Behind a rigid attitudes of allegiance to the law "there's always
something else", meekness, kindness, and forgiveness are gifts from
God, not rigidity, said Pope Francis at Mass this morning in Santa
Marta, inspired by the Gospel passage that tells of Jesus healing a
woman Saturday, provoking the wrath of the chief priest of the synagogue
because, he says, the law of the Lord had been violated.
"It's not easy - the Pope observed - to walk according to the Lord's
Law", it is "a grace that we must seek".
Jesus accuses the chief priest
of the synagogue of being a hypocrite, a word that "he repeated many
times with the strict, to those who have a rigid attitude in fulfilling
the law", who lack the freedom of the children, who "are slaves of the
law".
Instead, "the law was not meant to make us slaves, but to make us
free, to make us children."
"There is always something else behind this rigidity! And this is why
Jesus says: hypocrites!". "This rigidity masks something hidden in the
person’s life. The stiffness is not a gift of God. Meekness, yes;
goodness, yes; benevolence, yes; forgiveness, yes. But not rigidity!

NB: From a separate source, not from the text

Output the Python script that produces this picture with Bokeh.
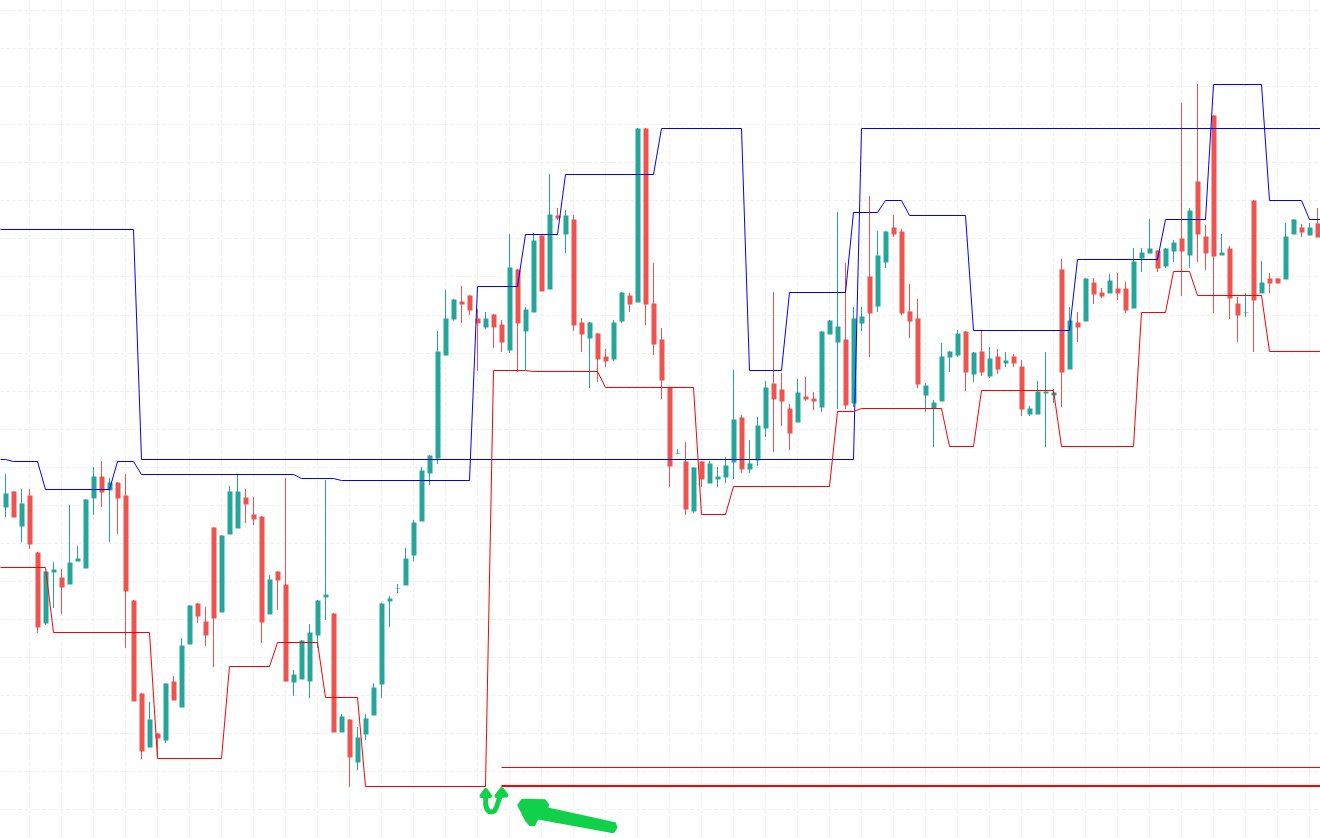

There is always something hidden behind the rigidity, in many cases a
double life; but there is also some sort of illness. How the rigid
suffer: when they are sincere and they realize this, they suffer!

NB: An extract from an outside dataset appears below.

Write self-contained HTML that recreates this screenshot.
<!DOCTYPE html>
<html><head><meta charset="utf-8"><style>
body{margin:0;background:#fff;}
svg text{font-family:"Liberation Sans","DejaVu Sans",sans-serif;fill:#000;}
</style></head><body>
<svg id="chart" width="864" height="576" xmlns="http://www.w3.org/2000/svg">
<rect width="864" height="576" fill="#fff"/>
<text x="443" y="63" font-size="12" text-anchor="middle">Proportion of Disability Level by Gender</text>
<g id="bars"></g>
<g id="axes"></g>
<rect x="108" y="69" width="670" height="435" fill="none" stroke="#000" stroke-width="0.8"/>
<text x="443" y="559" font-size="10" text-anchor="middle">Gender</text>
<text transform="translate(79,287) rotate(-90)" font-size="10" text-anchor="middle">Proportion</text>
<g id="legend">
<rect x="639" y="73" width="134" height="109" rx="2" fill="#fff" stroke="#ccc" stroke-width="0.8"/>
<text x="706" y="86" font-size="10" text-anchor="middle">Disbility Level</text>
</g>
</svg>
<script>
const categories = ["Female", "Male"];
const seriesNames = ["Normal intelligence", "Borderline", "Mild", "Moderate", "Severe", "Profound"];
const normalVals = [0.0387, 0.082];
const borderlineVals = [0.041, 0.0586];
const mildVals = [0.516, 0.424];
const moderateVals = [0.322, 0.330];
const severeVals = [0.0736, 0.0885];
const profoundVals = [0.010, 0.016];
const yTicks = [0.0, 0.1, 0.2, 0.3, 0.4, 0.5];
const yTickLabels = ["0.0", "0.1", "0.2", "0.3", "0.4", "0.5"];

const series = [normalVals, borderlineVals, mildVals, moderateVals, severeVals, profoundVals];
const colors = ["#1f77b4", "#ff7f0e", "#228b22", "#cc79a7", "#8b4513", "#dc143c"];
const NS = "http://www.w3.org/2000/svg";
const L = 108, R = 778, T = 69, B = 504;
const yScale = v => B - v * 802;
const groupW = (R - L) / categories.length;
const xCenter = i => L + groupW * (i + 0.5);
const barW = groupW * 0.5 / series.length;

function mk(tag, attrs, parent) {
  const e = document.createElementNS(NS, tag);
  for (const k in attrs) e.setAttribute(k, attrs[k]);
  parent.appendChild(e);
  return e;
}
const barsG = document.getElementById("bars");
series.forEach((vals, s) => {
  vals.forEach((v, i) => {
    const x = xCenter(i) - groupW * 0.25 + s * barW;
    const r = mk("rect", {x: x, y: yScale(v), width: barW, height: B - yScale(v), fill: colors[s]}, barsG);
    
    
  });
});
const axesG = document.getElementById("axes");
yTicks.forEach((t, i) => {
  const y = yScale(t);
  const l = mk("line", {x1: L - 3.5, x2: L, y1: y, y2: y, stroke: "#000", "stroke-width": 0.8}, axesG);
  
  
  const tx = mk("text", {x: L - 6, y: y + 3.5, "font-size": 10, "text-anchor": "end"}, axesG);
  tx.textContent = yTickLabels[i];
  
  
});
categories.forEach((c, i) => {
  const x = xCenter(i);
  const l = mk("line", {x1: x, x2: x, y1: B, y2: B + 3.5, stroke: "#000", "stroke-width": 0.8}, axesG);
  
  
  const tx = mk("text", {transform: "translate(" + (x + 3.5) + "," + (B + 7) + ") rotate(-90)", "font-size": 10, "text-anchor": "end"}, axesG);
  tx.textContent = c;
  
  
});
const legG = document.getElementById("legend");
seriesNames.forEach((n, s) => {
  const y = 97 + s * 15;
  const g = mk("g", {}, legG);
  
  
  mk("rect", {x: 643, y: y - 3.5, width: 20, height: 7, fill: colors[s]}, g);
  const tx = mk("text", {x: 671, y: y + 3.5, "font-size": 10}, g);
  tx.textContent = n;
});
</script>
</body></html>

Because they fail to have the freedom of God's children. They do not
know how to walk according to the law of the Lord and they are not
blessed. And so much suffering! They look good, because they follow the
law; but behind there is something that does not make them good: There
are bad, or hypocrites or sick. They suffer!".

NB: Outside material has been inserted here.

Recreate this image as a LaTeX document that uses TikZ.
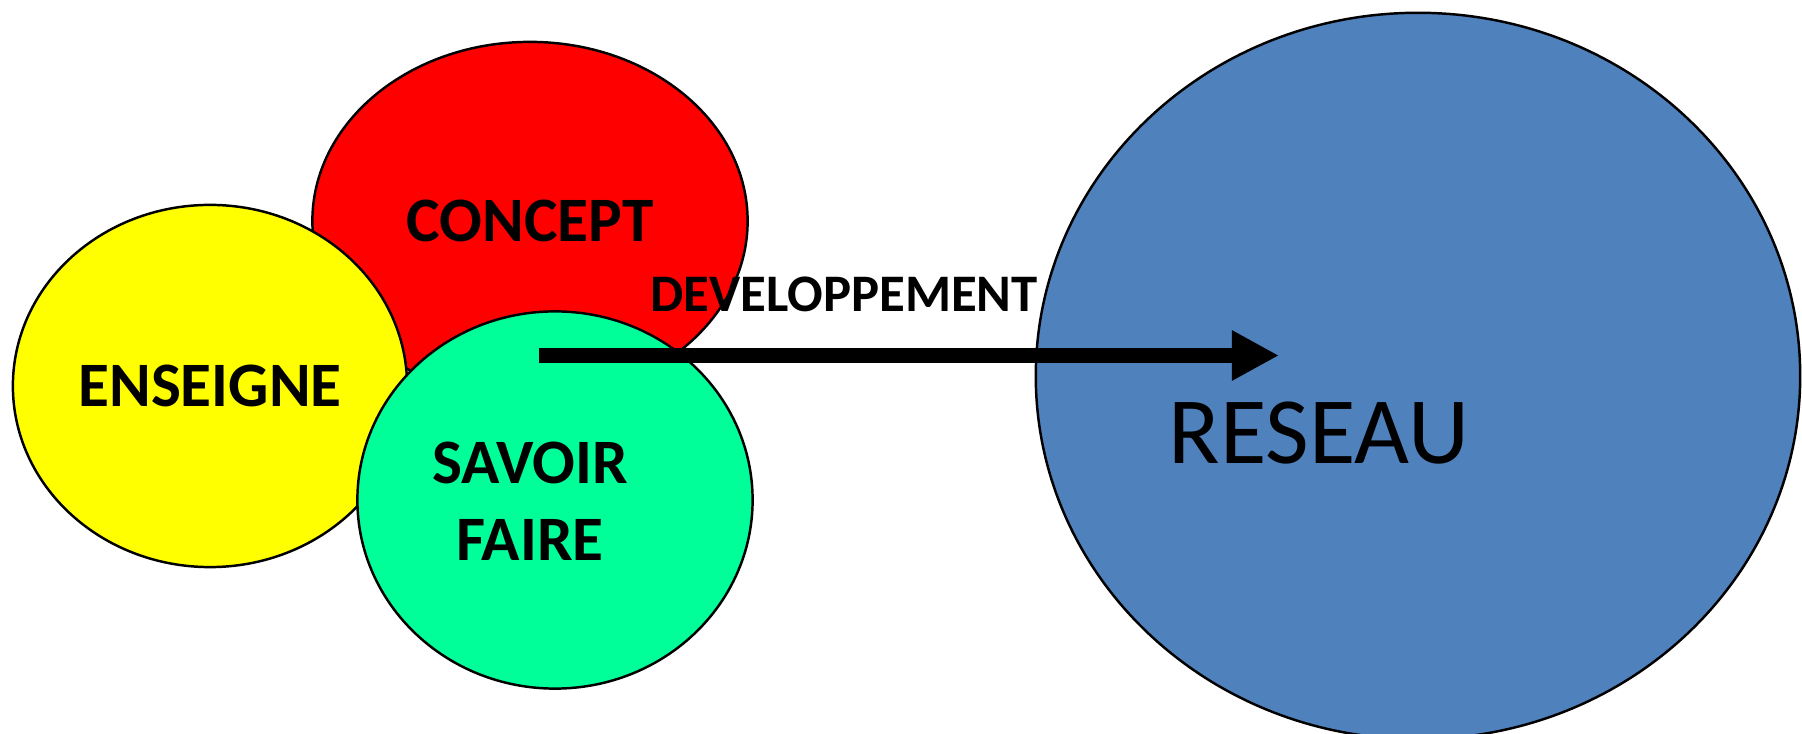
\documentclass[tikz,border=0pt]{standalone}
\usepackage{fontspec}
\setmainfont{Carlito}
\usetikzlibrary{shapes.geometric,arrows.meta}

\definecolor{conceptred}{HTML}{FF0000}
\definecolor{enseigneyellow}{HTML}{FFFF00}
\definecolor{savoirgreen}{HTML}{00FF99}
\definecolor{reseaublue}{HTML}{4F81BD}

\begin{document}
\begin{tikzpicture}[
    x=0.01cm, y=-0.01cm,
    bubble/.style={ellipse, draw=black, line width=0.7pt, inner sep=0pt},
    keyword/.style={font=\fontsize{18}{22}\selectfont\bfseries, align=center, text=black},
    arrow/.style={-{Triangle[length=0.47cm, width=0.47cm]}, line width=0.15cm},
    label/.style={font=\fontsize{15}{18}\selectfont\bfseries}
]

\useasboundingbox (0,0) rectangle (1802,734);

% Overlapping domains
\node[bubble, keyword, fill=conceptred, minimum width=4.35cm, minimum height=3.58cm] (concept) at (530,221) {CONCEPT};
\node[bubble, keyword, fill=enseigneyellow, minimum width=3.94cm, minimum height=3.62cm] (enseigne) at (210,386) {ENSEIGNE};
\node[bubble, fill=savoirgreen, minimum width=3.95cm, minimum height=3.77cm] (savoir) at (555,500) {};
\node[keyword] (savoir_text) at (530,501) {SAVOIR\\FAIRE};

% Network
\node[bubble, fill=reseaublue, minimum width=7.64cm, minimum height=7.26cm] (reseau) at (1418,376) {};
\node[font=\fontsize{27}{32}\selectfont] (reseau_text) at (1319,433) {RESEAU};

% Development arrow
\coordinate (dev_start) at (539,355.5);
\coordinate (dev_end) at (1279,355.5);
\draw[arrow] (dev_start) -- (dev_end);
\node[label] (dev_label) at (844,294) {DEVELOPPEMENT};

\end{tikzpicture}
\end{document}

In this regard Francis pointed to the parable of the prodigal son, in
which the eldest son, who had always behaved well, is indignant with his
father because he joyfully welcomed the return of his younger son who
was profligate, but repented. This attitude shows what's behind a
certain goodness, "the pride of believing to be right."
"There is pride
behind this doing good. He knew he had a father, and in the darkest
moment of his life he went to his father; the other one only knew his
father as his master, he never saw him as a father. He was rigid: he
rigidly stuck to the law. The other left the law to one side, he went
forth without the law, against the law, but at one point he thought of
his father and returned. He had forgiveness. It is not easy to walk in
the law of the Lord without falling into the trap of rigidity. "
"We pray to the Lord - concluded the Pope - we pray for our brothers and
sisters who believe that walking in the law of the Lord means being
rigid. May the Lord make them feel that He is our Father and that He
loves mercy, tenderness, goodness, meekness, humility. And teach us all
to walk in the law of the Lord with these attitudes".